TASK STATEMENT: Repeat the material verbatim. Images are excluded from the copy.

DATASET CONTENT:
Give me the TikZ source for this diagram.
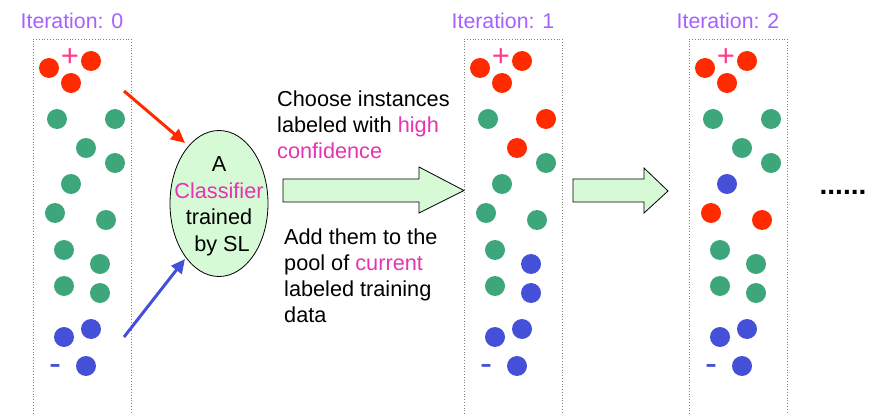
\documentclass[tikz,border=0pt]{standalone}
\usepackage{fontspec}
\setmainfont{Liberation Sans}
\usetikzlibrary{shapes.geometric,arrows.meta}
\definecolor{dred}{RGB}{255,42,0}
\definecolor{dgreen}{RGB}{61,166,122}
\definecolor{dblue}{RGB}{68,80,216}
\definecolor{plusc}{RGB}{255,61,139}
\definecolor{ttl}{RGB}{166,96,255}
\definecolor{mag}{RGB}{230,51,176}
\definecolor{lgreen}{RGB}{214,250,214}
\begin{document}
\begin{tikzpicture}[x=1pt,y=-1pt,
  txt/.style={inner sep=0pt,align=left,font=\fontsize{21.7}{26}\selectfont},
  title/.style={inner sep=0pt,text=ttl,font=\fontsize{21.3}{24}\selectfont},
  panelbox/.style={draw=gray,dotted,line width=0.8pt},
  bigarrow/.style={draw=black,fill=lgreen,line width=0.8pt,line join=miter},
  feed/.style={line width=3pt,-{Triangle[length=14pt,width=13pt]}}]
\useasboundingbox (0,0) rectangle (873,414);
% panels
\foreach \ox/\n in {0/0,431/1,656/2}{
  \draw[panelbox] (33+\ox,414) -- (33+\ox,39) -- (131+\ox,39) -- (131+\ox,414);
  \node[title] (t\n) at (72+\ox,21) {Iteration: \n};
  \foreach \px/\py in {49/68,91/61,71/83}
    \fill[dred] (\px+\ox,\py) circle (10);
  \foreach \px/\py in {64/337,91/329,86/366}
    \fill[dblue] (\px+\ox,\py) circle (10);
  \node[text=plusc,inner sep=0pt,font=\fontsize{31}{31}\selectfont] (plus\n) at (70+\ox,58) {+};
  \node[text=dblue,inner sep=0pt,font=\fontsize{36}{36}\selectfont] (minus\n) at (55+\ox,370) {-};
}
% middle dots
\foreach \px/\py/\c in {57/119/dgreen,115/119/dgreen,86/148/dgreen,115/163/dgreen,71/184/dgreen,55/213/dgreen,106/220/dgreen,64/250/dgreen,100/264/dgreen,64/286/dgreen,100/293/dgreen}
  \fill[\c] (\px,\py) circle (10);
\foreach \px/\py/\c in {57/119/dgreen,115/119/dred,86/148/dred,115/163/dgreen,71/184/dgreen,55/213/dgreen,106/220/dgreen,64/250/dgreen,100/264/dblue,64/286/dgreen,100/293/dblue}
  \fill[\c] (\px+431,\py) circle (10);
\foreach \px/\py/\c in {57/119/dgreen,115/119/dgreen,86/148/dgreen,115/163/dgreen,71/184/dblue,55/213/dred,106/220/dred,64/250/dgreen,100/264/dgreen,64/286/dgreen,100/293/dgreen}
  \fill[\c] (\px+656,\py) circle (10);
% classifier
\node[ellipse,draw=black,fill=lgreen,line width=0.8pt,minimum width=98pt,minimum height=146pt,inner sep=0pt] (cls) at (219,203.5) {};
\node[inner sep=0pt,align=center,font=\fontsize{21.7}{26.5}\selectfont] (clstext) at (219,206.5)
  {A\\\textcolor{mag}{Classifier}\\trained\\\ by SL};
\coordinate (rs) at (124,91);
\coordinate (bs) at (124,337);
\draw[feed,dred] (rs) -- (185,143);
\draw[feed,dblue] (bs) -- (185,259);
% big arrows
\draw[bigarrow] (283,179) -- (419,179) -- (419,167) -- (464,190.5) -- (419,213) -- (419,202) -- (283,202) -- cycle;
\draw[bigarrow] (573,179) -- (644,179) -- (644,168) -- (668,191) -- (644,213) -- (644,202) -- (573,202) -- cycle;
% texts
\node[txt,anchor=north west] (choose) at (277,91) {Choose instances\\labeled with \textcolor{mag}{high}\\\textcolor{mag}{confidence}};
\node[txt,anchor=north west] (add) at (284,229) {Add them to the\\pool of \textcolor{mag}{current}\\labeled training\\data};
\node[inner sep=0pt,anchor=base,font=\bfseries\fontsize{28}{28}\selectfont] (dots) at (843,195) {......};
\end{tikzpicture}
\end{document}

EXERCISE RESULT:
Give me the TikZ source for this diagram.
\documentclass[tikz,border=0pt]{standalone}
\usepackage{fontspec}
\setmainfont{Liberation Sans}
\usetikzlibrary{shapes.geometric,arrows.meta}
\definecolor{dred}{RGB}{255,42,0}
\definecolor{dgreen}{RGB}{61,166,122}
\definecolor{dblue}{RGB}{68,80,216}
\definecolor{plusc}{RGB}{255,61,139}
\definecolor{ttl}{RGB}{166,96,255}
\definecolor{mag}{RGB}{230,51,176}
\definecolor{lgreen}{RGB}{214,250,214}
\begin{document}
\begin{tikzpicture}[x=1pt,y=-1pt,
  txt/.style={inner sep=0pt,align=left,font=\fontsize{21.7}{26}\selectfont},
  title/.style={inner sep=0pt,text=ttl,font=\fontsize{21.3}{24}\selectfont},
  panelbox/.style={draw=gray,dotted,line width=0.8pt},
  bigarrow/.style={draw=black,fill=lgreen,line width=0.8pt,line join=miter},
  feed/.style={line width=3pt,-{Triangle[length=14pt,width=13pt]}}]
\useasboundingbox (0,0) rectangle (873,414);
% panels
\foreach \ox/\n in {0/0,431/1,656/2}{
  \draw[panelbox] (33+\ox,414) -- (33+\ox,39) -- (131+\ox,39) -- (131+\ox,414);
  \node[title] (t\n) at (72+\ox,21) {Iteration: \n};
  \foreach \px/\py in {49/68,91/61,71/83}
    \fill[dred] (\px+\ox,\py) circle (10);
  \foreach \px/\py in {64/337,91/329,86/366}
    \fill[dblue] (\px+\ox,\py) circle (10);
  \node[text=plusc,inner sep=0pt,font=\fontsize{31}{31}\selectfont] (plus\n) at (70+\ox,58) {+};
  \node[text=dblue,inner sep=0pt,font=\fontsize{36}{36}\selectfont] (minus\n) at (55+\ox,370) {-};
}
% middle dots
\foreach \px/\py/\c in {57/119/dgreen,115/119/dgreen,86/148/dgreen,115/163/dgreen,71/184/dgreen,55/213/dgreen,106/220/dgreen,64/250/dgreen,100/264/dgreen,64/286/dgreen,100/293/dgreen}
  \fill[\c] (\px,\py) circle (10);
\foreach \px/\py/\c in {57/119/dgreen,115/119/dred,86/148/dred,115/163/dgreen,71/184/dgreen,55/213/dgreen,106/220/dgreen,64/250/dgreen,100/264/dblue,64/286/dgreen,100/293/dblue}
  \fill[\c] (\px+431,\py) circle (10);
\foreach \px/\py/\c in {57/119/dgreen,115/119/dgreen,86/148/dgreen,115/163/dgreen,71/184/dblue,55/213/dred,106/220/dred,64/250/dgreen,100/264/dgreen,64/286/dgreen,100/293/dgreen}
  \fill[\c] (\px+656,\py) circle (10);
% classifier
\node[ellipse,draw=black,fill=lgreen,line width=0.8pt,minimum width=98pt,minimum height=146pt,inner sep=0pt] (cls) at (219,203.5) {};
\node[inner sep=0pt,align=center,font=\fontsize{21.7}{26.5}\selectfont] (clstext) at (219,206.5)
  {A\\\textcolor{mag}{Classifier}\\trained\\\ by SL};
\coordinate (rs) at (124,91);
\coordinate (bs) at (124,337);
\draw[feed,dred] (rs) -- (185,143);
\draw[feed,dblue] (bs) -- (185,259);
% big arrows
\draw[bigarrow] (283,179) -- (419,179) -- (419,167) -- (464,190.5) -- (419,213) -- (419,202) -- (283,202) -- cycle;
\draw[bigarrow] (573,179) -- (644,179) -- (644,168) -- (668,191) -- (644,213) -- (644,202) -- (573,202) -- cycle;
% texts
\node[txt,anchor=north west] (choose) at (277,91) {Choose instances\\labeled with \textcolor{mag}{high}\\\textcolor{mag}{confidence}};
\node[txt,anchor=north west] (add) at (284,229) {Add them to the\\pool of \textcolor{mag}{current}\\labeled training\\data};
\node[inner sep=0pt,anchor=base,font=\bfseries\fontsize{28}{28}\selectfont] (dots) at (843,195) {......};
\end{tikzpicture}
\end{document}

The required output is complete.